FolkestoneJack's Tracks

Kayseri – a city under restoration

Posted in Kayseri, Turkey by folkestonejack on September 5, 2015

I had high hopes for my visit to Kayseri with many interesting historic buildings packed into the city centre, but after wandering the sights I soon discovered that the overriding theme was restoration!

The sight that stood out from my hotel window was the citadel (Kayseri İç Kalesi) which is a 13th century fortress undergoing extensive restoration works to turn it into an open air museum. The work has been underway for some time, but a local told me that completion is still three years away. The vision of the architects certainly offers some hope that the end result will be rather special. Right now, it’s completely closed.

The citadel... under restoration

The citadel… under restoration

Other sights that turned out to be closed for renovation included the Gürgüpoğlu House (an Ottoman mansion that is usually home to the ethnographic museum), the Ataturk Museum (surrounded by barriers and scaffolding during my stay), the Meryem Ana Kilisesi (an Armenian church that had been converted into a sports centre, now in the process of being converted back into a church) and a few of the historic mosques in the city (such as the Kalaycioğlu Camii). All of this was very encouraging for the future, if a little frustrating for a visitor today.

I also sought out the Kayseri Surp Krikor Lusavoriç, an Armenian church a little way out from the centre, which looked like it could do with some locing restoration if the exterior was anything to go by. Sadly, the place was locked up and no-one seemed to be around to let visitors in.

In the course of my wanders I also stumbled across a rather lovely district full of older buildings undergoing restoration (including the property below) but as they didn’t appear in any of the print or online tourist guides I read before I visited I was at a loss to work out what I was looking at! Subsequently I learnt that this was the ‘Kayseri Town Project’ (Kayseri Mahallesi Projesi) which has restored/is restoring a complex of 200-250 year old town houses as boutique hotels and stores, along with a historic mansion and baths.
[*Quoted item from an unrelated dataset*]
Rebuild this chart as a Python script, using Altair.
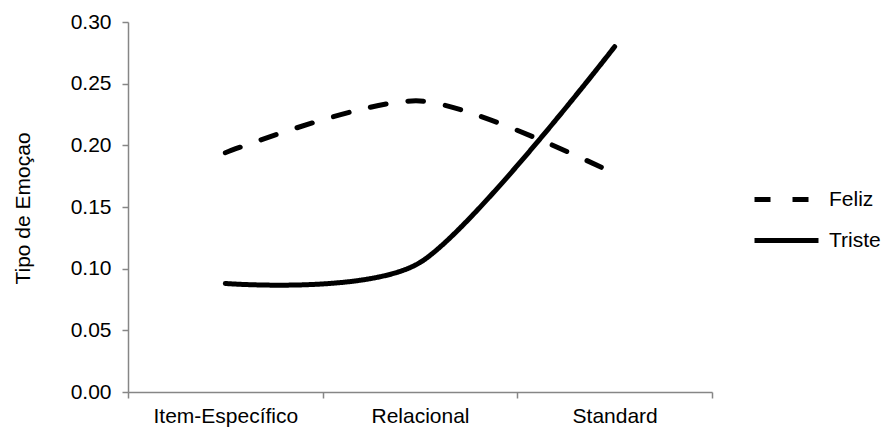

A familiar story of restoration...

A familiar story of restoration…

In many cases it was enough to admire the exterior, such as the many tombs in the city centre – of which the Döner Kümbet (revolving tomb) was the highlight. Sights that were open included the rather dull old-fashioned archaeological museum, the Museum of Seljuk Civilisation (in the Çifte Medresse), the Ulu Cami and the Hunad Hatun Külliyesi.

By mid-afternoon the temperatures had reached 41 degrees and I sought the shade of a nearby park, stumbling across the Seyid Burhanettin Cemetery and Tomb in the process. Throughout my visit I was struck by how little tourist information was available for Kayseri in any shape or form and if they are to tempt any visitors to stop here before heading on to Cappadoccia that is one thing they will have to remedy! Even the littel I discovered before my trip was hard work…

Kayseri shortly before sunset

Kayseri shortly before sunset

In the evening I took a little stroll and admired some of the monuments and mosques in the centre of the city before retiring for the night, ready for the start of the tour proper tomorrow.